** Task details **
In your copy, leave out the pictures; write out all the data exactly.

Charts and diagrams as code
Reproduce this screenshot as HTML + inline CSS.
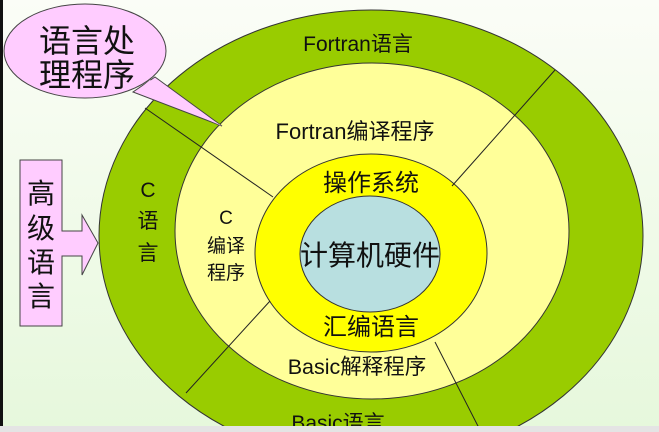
<!DOCTYPE html>
<html><head><meta charset="utf-8"><style>
html,body{margin:0;padding:0;width:659px;height:432px;overflow:hidden}
svg{display:block}
text{font-family:"Liberation Sans","Noto Sans CJK SC",sans-serif;fill:#111}
</style></head><body>
<svg width="659" height="432" viewBox="0 0 659 432" xmlns="http://www.w3.org/2000/svg">
<defs><linearGradient id="bg" x1="0" y1="0" x2="0" y2="1"><stop offset="0" stop-color="#fbfdf7"/><stop offset="1" stop-color="#e6f8dc"/></linearGradient>
<clipPath id="c"><rect width="659" height="426"/></clipPath></defs>
<rect width="659" height="432" fill="url(#bg)"/>
<rect x="0" y="0" width="3" height="432" fill="#111"/>
<g clip-path="url(#c)">
<ellipse cx="371" cy="236" rx="272" ry="226" fill="#99cc00" stroke="#333" stroke-width="1"/>
<ellipse cx="372" cy="231" rx="197" ry="168" fill="#ffff99" stroke="#333" stroke-width="1"/>
<ellipse cx="371" cy="253" rx="116" ry="99" fill="#ffff00" stroke="#333" stroke-width="1"/>
<ellipse cx="370" cy="254" rx="70" ry="58" fill="#b8dfe0" stroke="#333" stroke-width="1"/>
<g stroke="#222" stroke-width="1">
<line x1="145" y1="108" x2="273" y2="197"/>
<line x1="452" y1="186" x2="555" y2="70"/>
<line x1="270" y1="301" x2="186" y2="393"/>
<line x1="435" y1="342" x2="481" y2="432"/>
</g>
<g text-anchor="middle">
<text x="358" y="51" font-size="21">Fortran语言</text>
<text x="355" y="139" font-size="22">Fortran编译程序</text>
<text x="357" y="374" font-size="21.5">Basic解释程序</text>
<text x="338" y="430" font-size="21">Basic语言</text>
</g>
</g>
<path d="M20 160 H62 V231 H82 V215 L98 243 L82 275 V256 H62 V326 H20 Z" fill="#ffccff" stroke="#444" stroke-width="1"/>
<g font-size="28" text-anchor="middle">
<text x="41" y="203">高</text><text x="41" y="238">级</text><text x="41" y="272">语</text><text x="41" y="306">言</text>
</g>
<path d="M155 77 L222 126 L133 92 Z" fill="#ffccff" stroke="#444"/>
<ellipse cx="85" cy="51" rx="81" ry="47" fill="#ffccff" stroke="#444"/>
<path d="M150 80 L222 126 L138 90 Z" fill="#ffccff"/>
<g font-size="32" text-anchor="middle">
<text x="87" y="52">语言处</text><text x="87" y="86">理程序</text>
</g>
<g font-size="21" text-anchor="middle">
<text x="148" y="197">C</text><text x="148" y="228">语</text><text x="148" y="260">言</text>
</g>
<g font-size="19" text-anchor="middle">
<text x="226" y="224">C</text><text x="226" y="252">编译</text><text x="226" y="279">程序</text>
</g>
<text x="371" y="191" font-size="24" text-anchor="middle">操作系统</text>
<text x="370" y="265" font-size="28" text-anchor="middle">计算机硬件</text>
<text x="371" y="335" font-size="24" text-anchor="middle">汇编语言</text>
<rect x="0" y="426" width="659" height="6" fill="#e4e4e4"/>
</svg>
</body></html>
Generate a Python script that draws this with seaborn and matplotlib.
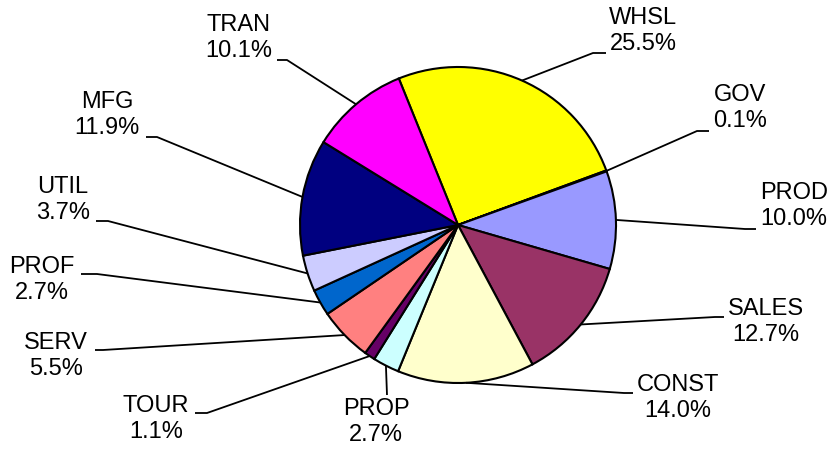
import seaborn as sns
import numpy as np
import matplotlib.pyplot as plt

# share of each sector, clockwise from the top
sectors = ['WHSL', 'GOV', 'PROD', 'SALES', 'CONST', 'PROP', 'TOUR', 'SERV', 'PROF', 'UTIL', 'MFG', 'TRAN']
shares = [25.5, 0.1, 10.0, 12.7, 14.0, 2.7, 1.1, 5.5, 2.7, 3.7, 11.9, 10.1]
colors = ['#FFFF00', '#333399', '#9999FF', '#993366', '#FFFFCC', '#CCFFFF',
          '#660066', '#FF8080', '#0066CC', '#CCCCFF', '#000080', '#FF00FF']

# label layout in figure pixels: text centre, leader elbow, leader end
text_pos = [(643, 31), (740, 108), (794, 206), (766, 322), (678, 398), (376, 422),
            (156, 419), (56, 356), (42, 280), (63, 200), (107, 115), (239, 38)]
elbow_pos = [(593, 53), (697, 131), (745, 229), (715, 317), (624, 393), (387, 395),
             (207, 413), (103, 350), (97, 274), (108, 221), (157, 137), (287, 60)]
end_pos = [(606, 53), (709, 131), (756, 229), (724, 317), (633, 393), (387, 395),
           (195, 413), (95, 350), (81, 274), (96, 221), (146, 137), (277, 60)]

W, H = 828, 449
cx, cy, R = 458, 225, 158


def px(x, y):
    return (x - cx) / R, (cy - y) / R


sns.set_theme(style='white')
plt.rcParams['font.family'] = ['Liberation Sans', 'DejaVu Sans']

fig = plt.figure(figsize=(W / 100, H / 100), dpi=100)
ax = fig.add_axes([0, 0, 1, 1])

wedges, _ = ax.pie(shares, colors=colors, startangle=112, counterclock=False,
                   radius=1, wedgeprops=dict(edgecolor='black', linewidth=1.5))

for w, name, share, tp, ep, fp in zip(wedges, sectors, shares, text_pos, elbow_pos, end_pos):
    mid = np.deg2rad((w.theta1 + w.theta2) / 2)
    anchor = (np.cos(mid), np.sin(mid))
    e = px(*ep)
    f = px(*fp)
    ax.plot([anchor[0], e[0], f[0]], [anchor[1], e[1], f[1]], color='black', lw=1.3,
            solid_capstyle='butt', zorder=1)
    t = px(*tp)
    ax.text(t[0], t[1], f'{name}\n{share:.1f}%', ha='center', va='center',
            multialignment='center', fontsize=17, linespacing=1.2, color='black')

ax.set_xlim(-cx / R, (W - cx) / R)
ax.set_ylim((cy - H) / R, cy / R)
ax.set_aspect('auto')
ax.axis('off')

fig.savefig('out.png', dpi=100, facecolor='white')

** Full solution **
Reproduce this screenshot as HTML + inline CSS.
<!DOCTYPE html>
<html><head><meta charset="utf-8"><style>
html,body{margin:0;padding:0;width:659px;height:432px;overflow:hidden}
svg{display:block}
text{font-family:"Liberation Sans","Noto Sans CJK SC",sans-serif;fill:#111}
</style></head><body>
<svg width="659" height="432" viewBox="0 0 659 432" xmlns="http://www.w3.org/2000/svg">
<defs><linearGradient id="bg" x1="0" y1="0" x2="0" y2="1"><stop offset="0" stop-color="#fbfdf7"/><stop offset="1" stop-color="#e6f8dc"/></linearGradient>
<clipPath id="c"><rect width="659" height="426"/></clipPath></defs>
<rect width="659" height="432" fill="url(#bg)"/>
<rect x="0" y="0" width="3" height="432" fill="#111"/>
<g clip-path="url(#c)">
<ellipse cx="371" cy="236" rx="272" ry="226" fill="#99cc00" stroke="#333" stroke-width="1"/>
<ellipse cx="372" cy="231" rx="197" ry="168" fill="#ffff99" stroke="#333" stroke-width="1"/>
<ellipse cx="371" cy="253" rx="116" ry="99" fill="#ffff00" stroke="#333" stroke-width="1"/>
<ellipse cx="370" cy="254" rx="70" ry="58" fill="#b8dfe0" stroke="#333" stroke-width="1"/>
<g stroke="#222" stroke-width="1">
<line x1="145" y1="108" x2="273" y2="197"/>
<line x1="452" y1="186" x2="555" y2="70"/>
<line x1="270" y1="301" x2="186" y2="393"/>
<line x1="435" y1="342" x2="481" y2="432"/>
</g>
<g text-anchor="middle">
<text x="358" y="51" font-size="21">Fortran语言</text>
<text x="355" y="139" font-size="22">Fortran编译程序</text>
<text x="357" y="374" font-size="21.5">Basic解释程序</text>
<text x="338" y="430" font-size="21">Basic语言</text>
</g>
</g>
<path d="M20 160 H62 V231 H82 V215 L98 243 L82 275 V256 H62 V326 H20 Z" fill="#ffccff" stroke="#444" stroke-width="1"/>
<g font-size="28" text-anchor="middle">
<text x="41" y="203">高</text><text x="41" y="238">级</text><text x="41" y="272">语</text><text x="41" y="306">言</text>
</g>
<path d="M155 77 L222 126 L133 92 Z" fill="#ffccff" stroke="#444"/>
<ellipse cx="85" cy="51" rx="81" ry="47" fill="#ffccff" stroke="#444"/>
<path d="M150 80 L222 126 L138 90 Z" fill="#ffccff"/>
<g font-size="32" text-anchor="middle">
<text x="87" y="52">语言处</text><text x="87" y="86">理程序</text>
</g>
<g font-size="21" text-anchor="middle">
<text x="148" y="197">C</text><text x="148" y="228">语</text><text x="148" y="260">言</text>
</g>
<g font-size="19" text-anchor="middle">
<text x="226" y="224">C</text><text x="226" y="252">编译</text><text x="226" y="279">程序</text>
</g>
<text x="371" y="191" font-size="24" text-anchor="middle">操作系统</text>
<text x="370" y="265" font-size="28" text-anchor="middle">计算机硬件</text>
<text x="371" y="335" font-size="24" text-anchor="middle">汇编语言</text>
<rect x="0" y="426" width="659" height="6" fill="#e4e4e4"/>
</svg>
</body></html>
Generate a Python script that draws this with seaborn and matplotlib.
import seaborn as sns
import numpy as np
import matplotlib.pyplot as plt

# share of each sector, clockwise from the top
sectors = ['WHSL', 'GOV', 'PROD', 'SALES', 'CONST', 'PROP', 'TOUR', 'SERV', 'PROF', 'UTIL', 'MFG', 'TRAN']
shares = [25.5, 0.1, 10.0, 12.7, 14.0, 2.7, 1.1, 5.5, 2.7, 3.7, 11.9, 10.1]
colors = ['#FFFF00', '#333399', '#9999FF', '#993366', '#FFFFCC', '#CCFFFF',
          '#660066', '#FF8080', '#0066CC', '#CCCCFF', '#000080', '#FF00FF']

# label layout in figure pixels: text centre, leader elbow, leader end
text_pos = [(643, 31), (740, 108), (794, 206), (766, 322), (678, 398), (376, 422),
            (156, 419), (56, 356), (42, 280), (63, 200), (107, 115), (239, 38)]
elbow_pos = [(593, 53), (697, 131), (745, 229), (715, 317), (624, 393), (387, 395),
             (207, 413), (103, 350), (97, 274), (108, 221), (157, 137), (287, 60)]
end_pos = [(606, 53), (709, 131), (756, 229), (724, 317), (633, 393), (387, 395),
           (195, 413), (95, 350), (81, 274), (96, 221), (146, 137), (277, 60)]

W, H = 828, 449
cx, cy, R = 458, 225, 158


def px(x, y):
    return (x - cx) / R, (cy - y) / R


sns.set_theme(style='white')
plt.rcParams['font.family'] = ['Liberation Sans', 'DejaVu Sans']

fig = plt.figure(figsize=(W / 100, H / 100), dpi=100)
ax = fig.add_axes([0, 0, 1, 1])

wedges, _ = ax.pie(shares, colors=colors, startangle=112, counterclock=False,
                   radius=1, wedgeprops=dict(edgecolor='black', linewidth=1.5))

for w, name, share, tp, ep, fp in zip(wedges, sectors, shares, text_pos, elbow_pos, end_pos):
    mid = np.deg2rad((w.theta1 + w.theta2) / 2)
    anchor = (np.cos(mid), np.sin(mid))
    e = px(*ep)
    f = px(*fp)
    ax.plot([anchor[0], e[0], f[0]], [anchor[1], e[1], f[1]], color='black', lw=1.3,
            solid_capstyle='butt', zorder=1)
    t = px(*tp)
    ax.text(t[0], t[1], f'{name}\n{share:.1f}%', ha='center', va='center',
            multialignment='center', fontsize=17, linespacing=1.2, color='black')

ax.set_xlim(-cx / R, (W - cx) / R)
ax.set_ylim((cy - H) / R, cy / R)
ax.set_aspect('auto')
ax.axis('off')

fig.savefig('out.png', dpi=100, facecolor='white')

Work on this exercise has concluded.